The fatigue has been severe. Walking is often difficult, and sometimes painful. Standing even long enough to shower is exhausting. One day, I missed an event on campus because, after getting to school a half hour early, the only parking I could find was further than I could walk, and I drove around for a long time before I found something closer-- and, admittedly, sat in my car a while trying to process the fact that things were now bad enough that that had just happened. I missed a few weeks of church because of the fatigue-- something that hasn't happened in a while-- and this past Sunday, barely made it up the stairs to the sanctuary.
Thankfully, I have a wonderful support system, because it's been a lot of mental adjustment- and, with the mental adjustment, physical adjustment. I applied for and received a temporary disability parking permit and was given a temporary permit through my campus to tide me over until the official one came in the mail. I've asked for more help with errands and have tried to limit my on-campus time, working from home more. I bought a shower bench so I can sit while I wash my hair and a counter-height chair to use while working at the sink or counter-- whether drying my hair or putting on makeup in the bathroom, or cooking in the kitchen.
...I should mention the challenge and expense of even being able to get these items-- both items were an approximate total of $80, which I was thankful I was able to swing considering I wasn't planning for that expense that month. Not everyone can do that. For those with less money, or those without insurance, or those with less family/friend support, disability is even more disabling.
Also, finding a shower chair was difficult as my apartment is tiny with not much storage--No room for a chair. Also- apartment. No drilling into tub possible, and we don't have tile anyway, so we couldn't even go that route if we owned. I went with a portable bench that just sits across the tub. It was one of my favorite options anyway, but it was nearly the only item I could find that wasn't super-pricey and that I could use in my place. And, truth be told, it doesn't fit the tub 100% the way it should, so it has grips to stop slipping and legs to brace against the inside of the tub- of which I'm only using the grips and two of the legs on one side, because I think our tub is too narrow and the other ones don't fit. But it's stable enough for my use. (I *don't* recommend this! Always use such equipment as instructed/intended!)

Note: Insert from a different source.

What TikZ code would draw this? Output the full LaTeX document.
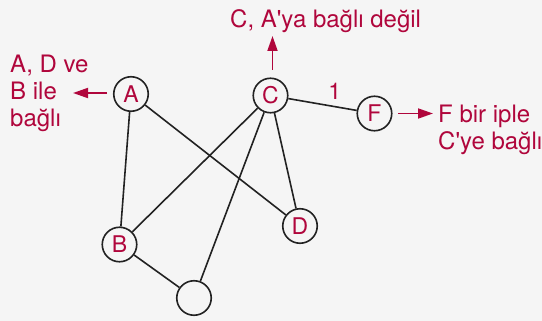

This week, the rain was bad, and it resulted in a lot of pain. My new dissertation proposal is moving forward, and it was a very difficult week trying to make progress while dealing with bad fatigue and pain. I'm still trying to learn to keep my attitude positive when things get bad physically... I can usually manage a couple of days, but after several days of near-constant pain, I become less and less able to handle things calmly. I'm working on it, but I'm not there yet. I often get discouraged or anxious about how things will progress in the future. I get angry at myself for not being able to do the things I want, and discouraged when I let others down as a result of my physical constraints.
And, of course, there are good days. Some days have less pain (although there is almost never a day without any pain). Some days I still am able to wash my hair standing up. Or park farther away from a building. Or walk with a normal-looking gait. Or even take the stairs instead of the elevator. And I love them. I enjoy them. I push myself a little harder (often, I accidentally push myself until I feel a little pain, but I've been careful to not push myself towards extreme fatigue again). But these days aren't very frequent. At least not right now.
While I've only talked about this as a secondary issue here and there, I thought it was important to mention in more detail here. My limitations affect my ability to participate fully in academic life (my last conference was a year ago and only a train ride away, my last conference travel over a year ago). It affects my participation in church, as I've mentioned. It affects the shape of my feminism and activism (travelling, marches, protests-- all things more possible for the physically-abled). And-- it affects my blogging. I started writing this post over a month ago. It seems ironic that my disability has caused fatigue and pain that has delayed my writing about disability... but perhaps it's fitting.